## Exercise description
Below is a block of records; reproduce all of them exactly and leave out any pictures.

## Extracted records
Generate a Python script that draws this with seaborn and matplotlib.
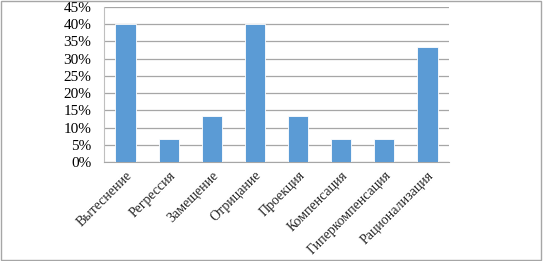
import matplotlib
matplotlib.use("Agg")
import matplotlib.pyplot as plt
import matplotlib.ticker as mtick
import seaborn as sns
import pandas as pd

categories = ["Вытеснение", "Регрессия", "Замещение", "Отрицание",
              "Проекция", "Компенсация", "Гиперкомпенсация", "Рационализация"]
shares = [0.40, 0.0667, 0.1333, 0.40, 0.1333, 0.0667, 0.0667, 0.3333]

df = pd.DataFrame({"Механизм": categories, "Доля": shares})

sns.set_style("white")
plt.rcParams["font.family"] = ["Liberation Serif", "DejaVu Serif"]

fig = plt.figure(figsize=(5.43, 2.61), dpi=100)
ax = fig.add_axes([104 / 543, 1 - 162 / 261, 345 / 543, 155 / 261])

sns.barplot(data=df, x="Механизм", y="Доля", color="#5b9bd5", width=0.47,
            saturation=1, edgecolor="white", linewidth=0.6, ax=ax, zorder=3)

ax.set_ylim(0, 0.45)
ax.set_xlim(-0.5, len(categories) - 0.5)
ax.yaxis.set_major_locator(mtick.MultipleLocator(0.05))
ax.yaxis.set_major_formatter(mtick.PercentFormatter(1.0, decimals=0))
ax.grid(axis="y", color="#a6a6a6", linewidth=0.9, zorder=0)
ax.set_xlabel("")
ax.set_ylabel("")

for side in ["top", "right"]:
    ax.spines[side].set_visible(False)
ax.spines["left"].set_color("#bfbfbf")
ax.spines["bottom"].set_color("#a6a6a6")

ax.set_xticks([i + 0.5 for i in range(-1, len(categories))], minor=True)
ax.tick_params(axis="x", which="minor", length=5, color="#a6a6a6", width=0.9)
ax.tick_params(axis="x", which="major", length=0, pad=5)
ax.tick_params(axis="y", length=0, pad=9, labelsize=11, colors="#000000")
ax.set_xticks(range(len(categories)))
ax.set_xticklabels(categories, rotation=45, ha="right", rotation_mode="anchor",
                   fontsize=10)

fig.patches.append(plt.Rectangle((0.002, 0.004), 0.994, 0.992, transform=fig.transFigure,
                                 fill=False, edgecolor="#a6a6a6", linewidth=1))

fig.savefig("out.png", dpi=100)
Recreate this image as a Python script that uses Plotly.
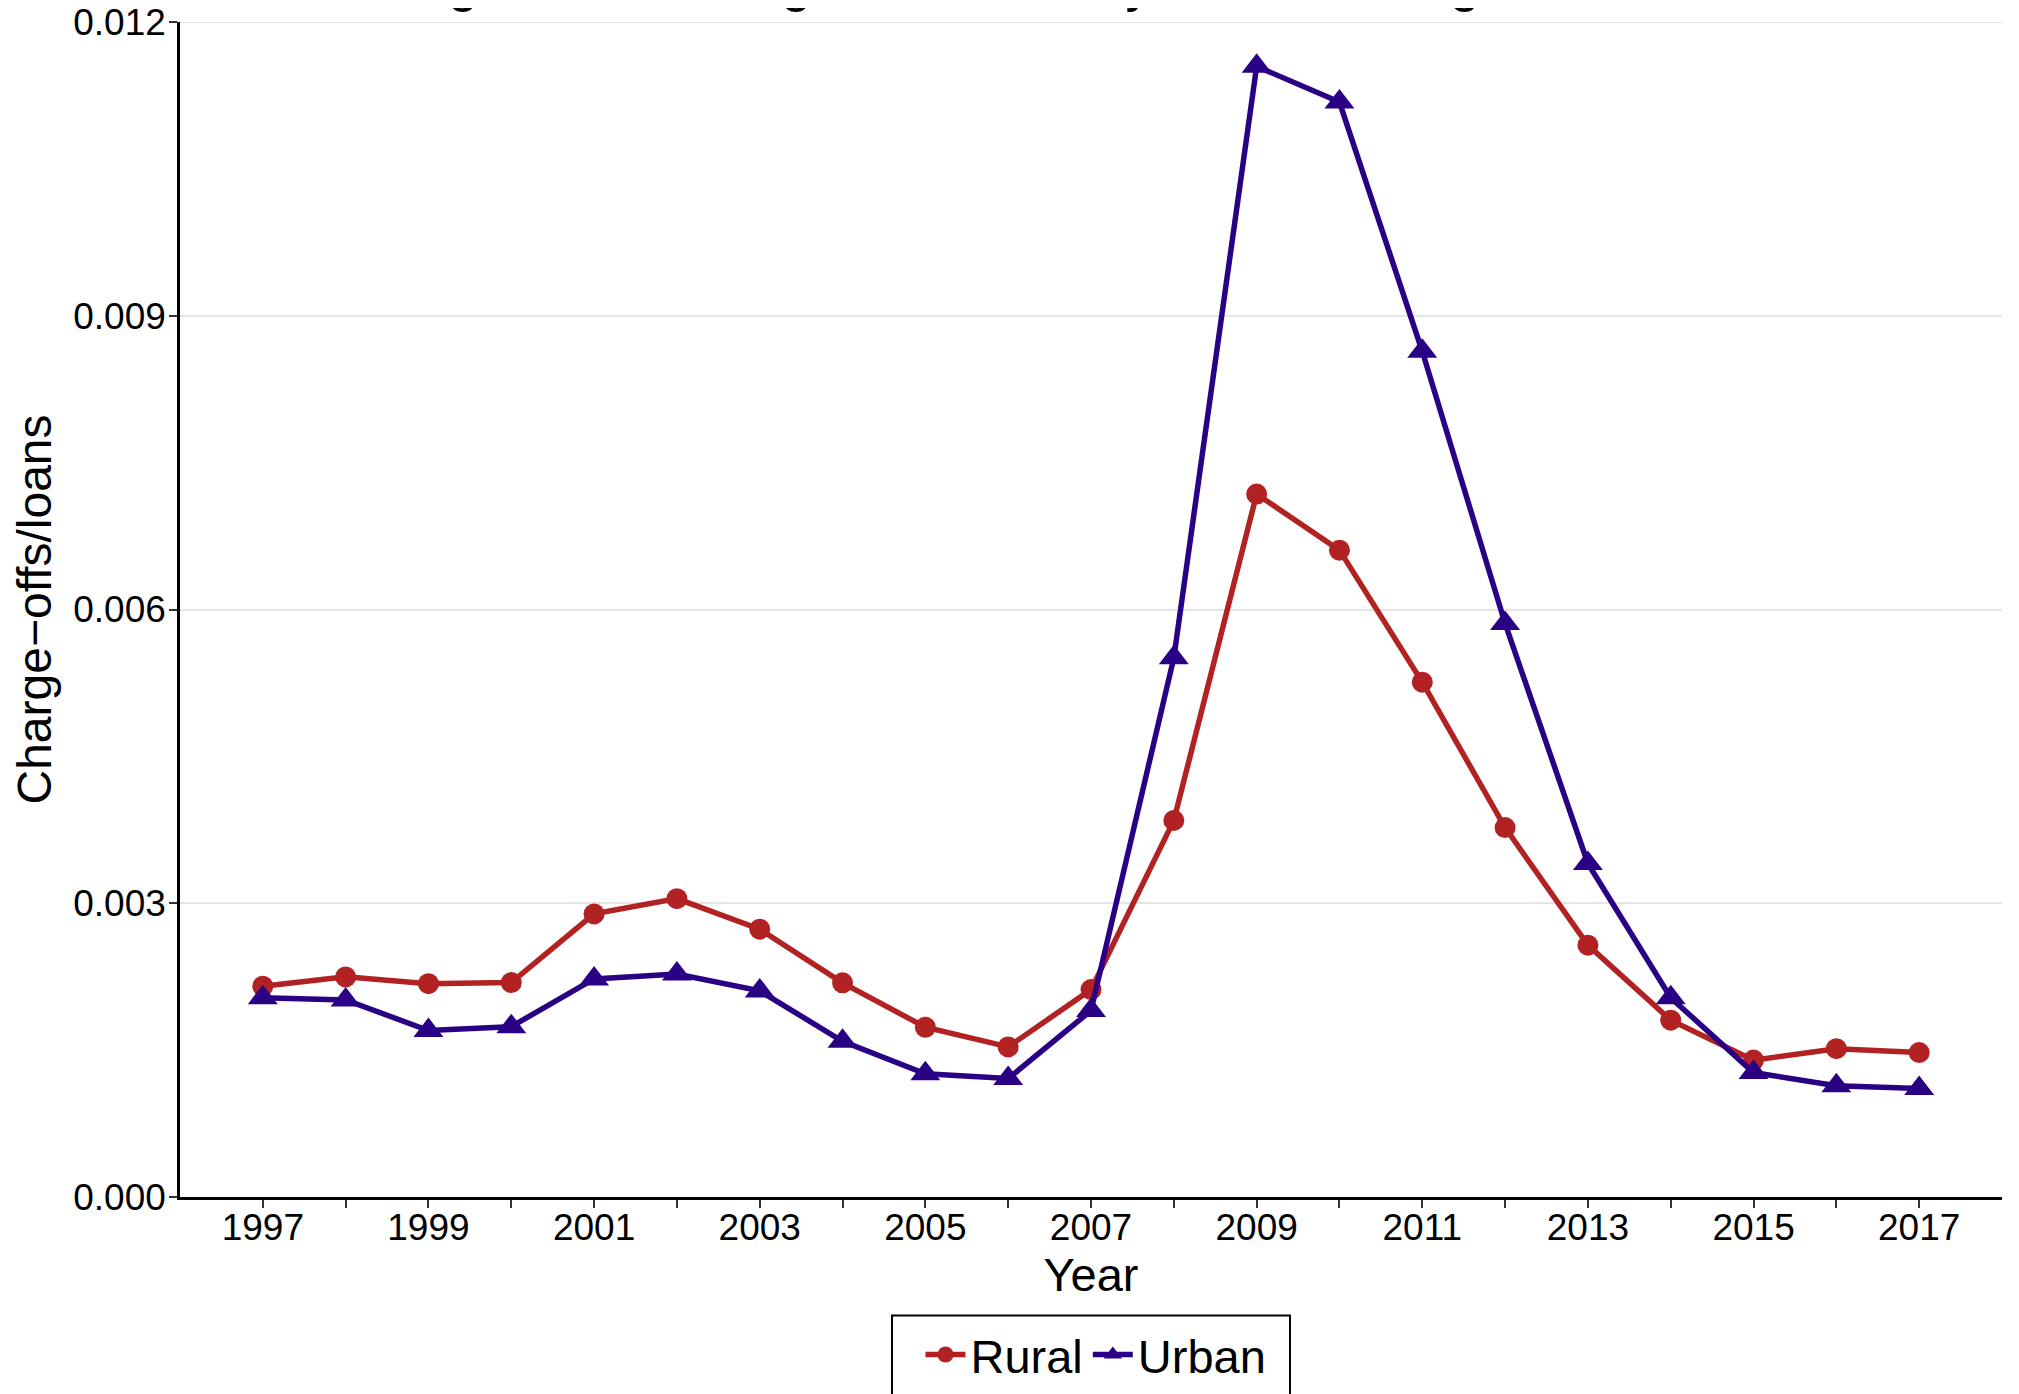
import plotly.graph_objects as go

years = list(range(1997, 2018))
rural = [0.002152, 0.002248, 0.002179, 0.002190, 0.002891, 0.003047, 0.002735,
         0.002187, 0.001734, 0.001533, 0.002118, 0.003846, 0.007179, 0.006606,
         0.005258, 0.003773, 0.002572, 0.001806, 0.001398, 0.001515, 0.001475]
urban = [0.002036, 0.002013, 0.001700, 0.001740, 0.002227, 0.002278, 0.002105,
         0.001590, 0.001258, 0.001210, 0.001904, 0.005507, 0.011547, 0.011182,
         0.008637, 0.005857, 0.003406, 0.002035, 0.001271, 0.001136, 0.001108]
y_ticks = [0.000, 0.003, 0.006, 0.009, 0.012]
y_ticktext = ["0.000", "0.003", "0.006", "0.009", "0.012"]
x_ticktext = [str(y) if y % 2 == 1 else "" for y in years]

W, H = 2019, 1394
OFF = 8  # default page body margin
L, R, T, B = 172, 25, 14, 204.5
pw, ph = W - L - R, H - T - B


def px_x(page):
    return (page - OFF - L) / pw


def px_y(page):
    return (H - B - (page - OFF)) / ph


FONT = "Liberation Sans, Arial, Helvetica, sans-serif"
RED = "#B22222"
NAVY = "#2A0185"
GRID = "#E5E5E5"

fig = go.Figure()
fig.add_trace(go.Scatter(
    x=years, y=rural, name="Rural", mode="lines+markers",
    line=dict(color=RED, width=5.5),
    marker=dict(symbol="circle", size=21, color=RED),
))
fig.add_trace(go.Scatter(
    x=years, y=urban, name="Urban", mode="lines+markers",
    line=dict(color=NAVY, width=5.5),
    marker=dict(symbol="triangle-up", size=26, color=NAVY),
))

fig.update_layout(
    width=W, height=H,
    margin=dict(l=L, r=R, t=T, b=B, autoexpand=False),
    paper_bgcolor="white", plot_bgcolor="white",
    font=dict(family=FONT, color="black"),
    showlegend=True,
    legend=dict(
        orientation="h", x=px_x(1096), xanchor="center",
        y=px_y(1318), yanchor="top", itemwidth=40,
        font=dict(size=47, family=FONT, color="black"),
        bgcolor="rgba(0,0,0,0)", borderwidth=0,
    ),
    xaxis=dict(
        range=[1996, 2018], tickmode="array", tickvals=years, ticktext=x_ticktext,
        showgrid=False, zeroline=False,
        showline=True, linecolor="black", linewidth=2.5,
        ticks="outside", ticklen=8, tickwidth=2, tickcolor="#333333",
        ticklabelstandoff=-12, ticklabeloverflow="allow",
        tickfont=dict(size=37, family=FONT, color="black"),
        title=dict(text="Year", font=dict(size=47, family=FONT, color="black"), standoff=6),
    ),
    yaxis=dict(
        range=[0, 0.012], tickmode="array", tickvals=y_ticks, ticktext=y_ticktext,
        showgrid=True, gridcolor=GRID, gridwidth=2, zeroline=False,
        showline=True, linecolor="black", linewidth=2.5,
        ticks="outside", ticklen=8, tickwidth=2, tickcolor="#333333",
        ticklabelstandoff=-4, ticklabeloverflow="allow",
        tickfont=dict(size=37, family=FONT, color="black"),
        title=dict(text="Charge\u2212offs/loans", font=dict(size=48, family=FONT, color="black"), standoff=9),
    ),
    shapes=[
        dict(
            type="line", xref="paper", yref="y",
            x0=0, x1=1, y0=y_ticks[-1], y1=y_ticks[-1],
            line=dict(color=GRID, width=2), layer="below",
        ),
        dict(
            type="rect", xref="paper", yref="paper",
            x0=px_x(892), x1=px_x(1290), y0=px_y(1316), y1=px_y(1440),
            line=dict(color="black", width=2), fillcolor="rgba(0,0,0,0)", layer="above",
        ),
    ],
    annotations=[dict(
        text="Average Loan Charge-off Rates by Bank Setting",
        xref="paper", yref="paper", x=px_x(303), y=px_y(13.7),
        xanchor="left", yanchor="bottom", showarrow=False,
        font=dict(size=55, family=FONT, color="black"),
    )],
)

fig.write_html("out.html")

## Task output
Generate a Python script that draws this with seaborn and matplotlib.
import matplotlib
matplotlib.use("Agg")
import matplotlib.pyplot as plt
import matplotlib.ticker as mtick
import seaborn as sns
import pandas as pd

categories = ["Вытеснение", "Регрессия", "Замещение", "Отрицание",
              "Проекция", "Компенсация", "Гиперкомпенсация", "Рационализация"]
shares = [0.40, 0.0667, 0.1333, 0.40, 0.1333, 0.0667, 0.0667, 0.3333]

df = pd.DataFrame({"Механизм": categories, "Доля": shares})

sns.set_style("white")
plt.rcParams["font.family"] = ["Liberation Serif", "DejaVu Serif"]

fig = plt.figure(figsize=(5.43, 2.61), dpi=100)
ax = fig.add_axes([104 / 543, 1 - 162 / 261, 345 / 543, 155 / 261])

sns.barplot(data=df, x="Механизм", y="Доля", color="#5b9bd5", width=0.47,
            saturation=1, edgecolor="white", linewidth=0.6, ax=ax, zorder=3)

ax.set_ylim(0, 0.45)
ax.set_xlim(-0.5, len(categories) - 0.5)
ax.yaxis.set_major_locator(mtick.MultipleLocator(0.05))
ax.yaxis.set_major_formatter(mtick.PercentFormatter(1.0, decimals=0))
ax.grid(axis="y", color="#a6a6a6", linewidth=0.9, zorder=0)
ax.set_xlabel("")
ax.set_ylabel("")

for side in ["top", "right"]:
    ax.spines[side].set_visible(False)
ax.spines["left"].set_color("#bfbfbf")
ax.spines["bottom"].set_color("#a6a6a6")

ax.set_xticks([i + 0.5 for i in range(-1, len(categories))], minor=True)
ax.tick_params(axis="x", which="minor", length=5, color="#a6a6a6", width=0.9)
ax.tick_params(axis="x", which="major", length=0, pad=5)
ax.tick_params(axis="y", length=0, pad=9, labelsize=11, colors="#000000")
ax.set_xticks(range(len(categories)))
ax.set_xticklabels(categories, rotation=45, ha="right", rotation_mode="anchor",
                   fontsize=10)

fig.patches.append(plt.Rectangle((0.002, 0.004), 0.994, 0.992, transform=fig.transFigure,
                                 fill=False, edgecolor="#a6a6a6", linewidth=1))

fig.savefig("out.png", dpi=100)
Recreate this image as a Python script that uses Plotly.
import plotly.graph_objects as go

years = list(range(1997, 2018))
rural = [0.002152, 0.002248, 0.002179, 0.002190, 0.002891, 0.003047, 0.002735,
         0.002187, 0.001734, 0.001533, 0.002118, 0.003846, 0.007179, 0.006606,
         0.005258, 0.003773, 0.002572, 0.001806, 0.001398, 0.001515, 0.001475]
urban = [0.002036, 0.002013, 0.001700, 0.001740, 0.002227, 0.002278, 0.002105,
         0.001590, 0.001258, 0.001210, 0.001904, 0.005507, 0.011547, 0.011182,
         0.008637, 0.005857, 0.003406, 0.002035, 0.001271, 0.001136, 0.001108]
y_ticks = [0.000, 0.003, 0.006, 0.009, 0.012]
y_ticktext = ["0.000", "0.003", "0.006", "0.009", "0.012"]
x_ticktext = [str(y) if y % 2 == 1 else "" for y in years]

W, H = 2019, 1394
OFF = 8  # default page body margin
L, R, T, B = 172, 25, 14, 204.5
pw, ph = W - L - R, H - T - B


def px_x(page):
    return (page - OFF - L) / pw


def px_y(page):
    return (H - B - (page - OFF)) / ph


FONT = "Liberation Sans, Arial, Helvetica, sans-serif"
RED = "#B22222"
NAVY = "#2A0185"
GRID = "#E5E5E5"

fig = go.Figure()
fig.add_trace(go.Scatter(
    x=years, y=rural, name="Rural", mode="lines+markers",
    line=dict(color=RED, width=5.5),
    marker=dict(symbol="circle", size=21, color=RED),
))
fig.add_trace(go.Scatter(
    x=years, y=urban, name="Urban", mode="lines+markers",
    line=dict(color=NAVY, width=5.5),
    marker=dict(symbol="triangle-up", size=26, color=NAVY),
))

fig.update_layout(
    width=W, height=H,
    margin=dict(l=L, r=R, t=T, b=B, autoexpand=False),
    paper_bgcolor="white", plot_bgcolor="white",
    font=dict(family=FONT, color="black"),
    showlegend=True,
    legend=dict(
        orientation="h", x=px_x(1096), xanchor="center",
        y=px_y(1318), yanchor="top", itemwidth=40,
        font=dict(size=47, family=FONT, color="black"),
        bgcolor="rgba(0,0,0,0)", borderwidth=0,
    ),
    xaxis=dict(
        range=[1996, 2018], tickmode="array", tickvals=years, ticktext=x_ticktext,
        showgrid=False, zeroline=False,
        showline=True, linecolor="black", linewidth=2.5,
        ticks="outside", ticklen=8, tickwidth=2, tickcolor="#333333",
        ticklabelstandoff=-12, ticklabeloverflow="allow",
        tickfont=dict(size=37, family=FONT, color="black"),
        title=dict(text="Year", font=dict(size=47, family=FONT, color="black"), standoff=6),
    ),
    yaxis=dict(
        range=[0, 0.012], tickmode="array", tickvals=y_ticks, ticktext=y_ticktext,
        showgrid=True, gridcolor=GRID, gridwidth=2, zeroline=False,
        showline=True, linecolor="black", linewidth=2.5,
        ticks="outside", ticklen=8, tickwidth=2, tickcolor="#333333",
        ticklabelstandoff=-4, ticklabeloverflow="allow",
        tickfont=dict(size=37, family=FONT, color="black"),
        title=dict(text="Charge\u2212offs/loans", font=dict(size=48, family=FONT, color="black"), standoff=9),
    ),
    shapes=[
        dict(
            type="line", xref="paper", yref="y",
            x0=0, x1=1, y0=y_ticks[-1], y1=y_ticks[-1],
            line=dict(color=GRID, width=2), layer="below",
        ),
        dict(
            type="rect", xref="paper", yref="paper",
            x0=px_x(892), x1=px_x(1290), y0=px_y(1316), y1=px_y(1440),
            line=dict(color="black", width=2), fillcolor="rgba(0,0,0,0)", layer="above",
        ),
    ],
    annotations=[dict(
        text="Average Loan Charge-off Rates by Bank Setting",
        xref="paper", yref="paper", x=px_x(303), y=px_y(13.7),
        xanchor="left", yanchor="bottom", showarrow=False,
        font=dict(size=55, family=FONT, color="black"),
    )],
)

fig.write_html("out.html")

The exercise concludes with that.